Still, he posits that the
data-dumping method could be used by police who seize all of a suspect’s
electronics from his home, or by airport security agents who grab the
user’s phone and laptop and extract their data with commercial tools. To
actually receive the benefit of iOS 8’s new resistance to law
enforcement data dumps, he suggests users should encrypt their hard
drives to protect their pairing record and power off their phone and PC
before going through airport checkpoints.
Apple deserves credit for
serious security improvements in iOS 8, Zdziarski says. He points to a
talk he gave at the HOPE hacker conference in June about multiple
vulnerabilities in the iPhone that allowed someone with physical access
to offload its data. With iOS’s updates, Apple has quietly killed all of those techniques
— except the ability to pull third-party data, photos, and video with a
pairing record. He says Apple likely neglected to fix this last hole
because it would have complicated iOS devices’ interactions with
programs like iTunes and iPhoto.
“They’ve fixed so many different security holes, but this one is still there,” Zdziarski says.

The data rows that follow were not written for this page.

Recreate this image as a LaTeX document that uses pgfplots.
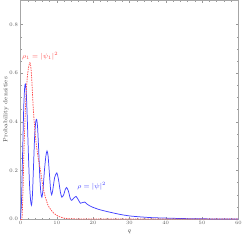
\documentclass[border=0pt]{standalone}
\usepackage{pgfplots}
\pgfplotsset{compat=1.18}
\definecolor{bl}{rgb}{0.25,0.25,1}
\definecolor{rd}{rgb}{1,0.3,0.3}
\begin{document}
\begin{tikzpicture}
\begin{axis}[
  scale only axis,
  width=220bp, height=221bp,
  xmin=0, xmax=60, ymin=0, ymax=0.9,
  xtick={0,10,...,60},
  ytick={0,0.2,0.4,0.6,0.8},
  yticklabels={0.0,0.2,0.4,0.6,0.8},
  minor x tick num=4,
  minor y tick num=3,
  tick align=inside,
  major tick length=2.5bp,
  minor tick length=1.5bp,
  axis line style={draw=black!35},
  every tick/.style={draw=black!40, line width=0.3pt},
  tick label style={font=\fontsize{5.5}{6}\selectfont, text=black!65},
  xticklabel style={yshift=1bp},
  yticklabel style={xshift=1bp},
  xlabel={$q$}, ylabel={Probability densities},
  label style={font=\fontsize{6}{7}\selectfont, text=black!75},
  xlabel style={yshift=2bp},
  ylabel style={yshift=-6bp},
  clip=true,
]
\addplot[bl, line width=0.75pt, smooth, tension=0.4] coordinates {
(0,0) (0.3,0.08) (0.6,0.28) (0.9,0.46) (1.15,0.54) (1.35,0.555) (1.6,0.52)
(1.9,0.40) (2.2,0.26) (2.5,0.14) (2.8,0.075) (3.05,0.057) (3.3,0.10)
(3.6,0.22) (3.9,0.34) (4.2,0.40) (4.45,0.41) (4.7,0.38) (5.0,0.29)
(5.3,0.18) (5.6,0.11) (5.9,0.09) (6.2,0.12) (6.6,0.20) (7.0,0.26)
(7.3,0.28) (7.6,0.26) (8.0,0.18) (8.3,0.12) (8.6,0.10) (8.9,0.12)
(9.4,0.17) (10.0,0.19) (10.5,0.16) (11.0,0.11) (11.4,0.09) (11.9,0.10)
(12.3,0.12) (12.7,0.13) (13.2,0.115) (13.7,0.085) (14.1,0.077) (14.6,0.085)
(15.3,0.093) (15.9,0.08) (16.5,0.065) (17.1,0.068) (17.7,0.07) (18.3,0.062)
(19,0.055) (20,0.048) (21.5,0.040) (23,0.034) (25,0.027) (27.5,0.019)
(30,0.013) (33,0.009) (36,0.006) (40,0.004) (45,0.002) (50,0.001)
(55,0.0005) (60,0.0003)
};
\addplot[rd, line width=0.75pt, dash pattern=on 1.5pt off 1pt, smooth, tension=0.5] coordinates {
(0,0) (0.4,0.0) (0.7,0.12) (1.0,0.30) (1.5,0.50) (2.0,0.60) (2.6,0.643)
(3.0,0.60) (3.5,0.46) (4.0,0.36) (4.5,0.29) (5.0,0.24) (5.5,0.20)
(6.0,0.15) (6.5,0.11) (7.5,0.06) (8.3,0.04) (9.2,0.024) (10,0.015)
(11,0.008) (12,0.004) (13,0.002) (15,0.0008) (20,0.0003) (30,0.0002) (60,0.0001)
};
\node[rd, font=\fontsize{7}{8}\selectfont] at (axis cs:5.4,0.668) {$\rho_1=|\psi_1|^2$};
\node[bl, font=\fontsize{7}{8}\selectfont] at (axis cs:19.6,0.134) {$\rho=|\psi|^2$};
\end{axis}
\end{tikzpicture}
\end{document}
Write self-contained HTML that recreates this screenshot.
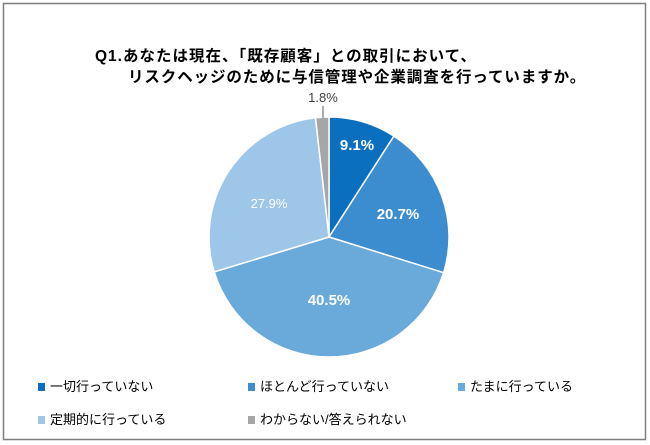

Apple didn’t immediately respond to a request for comment on the remaining data vulnerability Zdziarski describes.
To be fair, Apple didn’t claim
in its new privacy statement that its phone was impervious to law
enforcement data extraction — only that the company wouldn’t unlock
iPhones and iPads on the government’s behalf. And that’s already a far
bolder stance than Google takes, willingly unlocking any device for law
enforcement that uses its pattern-based unlock mechanism, says Chris
Soghoian, principal technologist for the ACLU. He argues that Apple’s
new focus on privacy has likely been driven by a year of pressure
following the revelations of Edward Snowden, capped off by the
embarrassing iCloud hack that revealed a trove of celebrities’ nude
photos earlier this month.
“It seems clear that Apple is
trying to compete on privacy and security …Android is looking worse and
worse by comparison,” he says. “This is Apple’s way of saying they’re
drawing a line in the sand.”
But Zdziarski warns that despite that strengthening line, Apple users shouldn’t become complacent.
“The biggest mistake consumers
can ever make in this situation is to assume that the information on
their device is completely safe from the police,” he says. “Even with
iOS 8’s big improvements, assume the data on your mobile device could
potentially be accessed, and act accordingly.”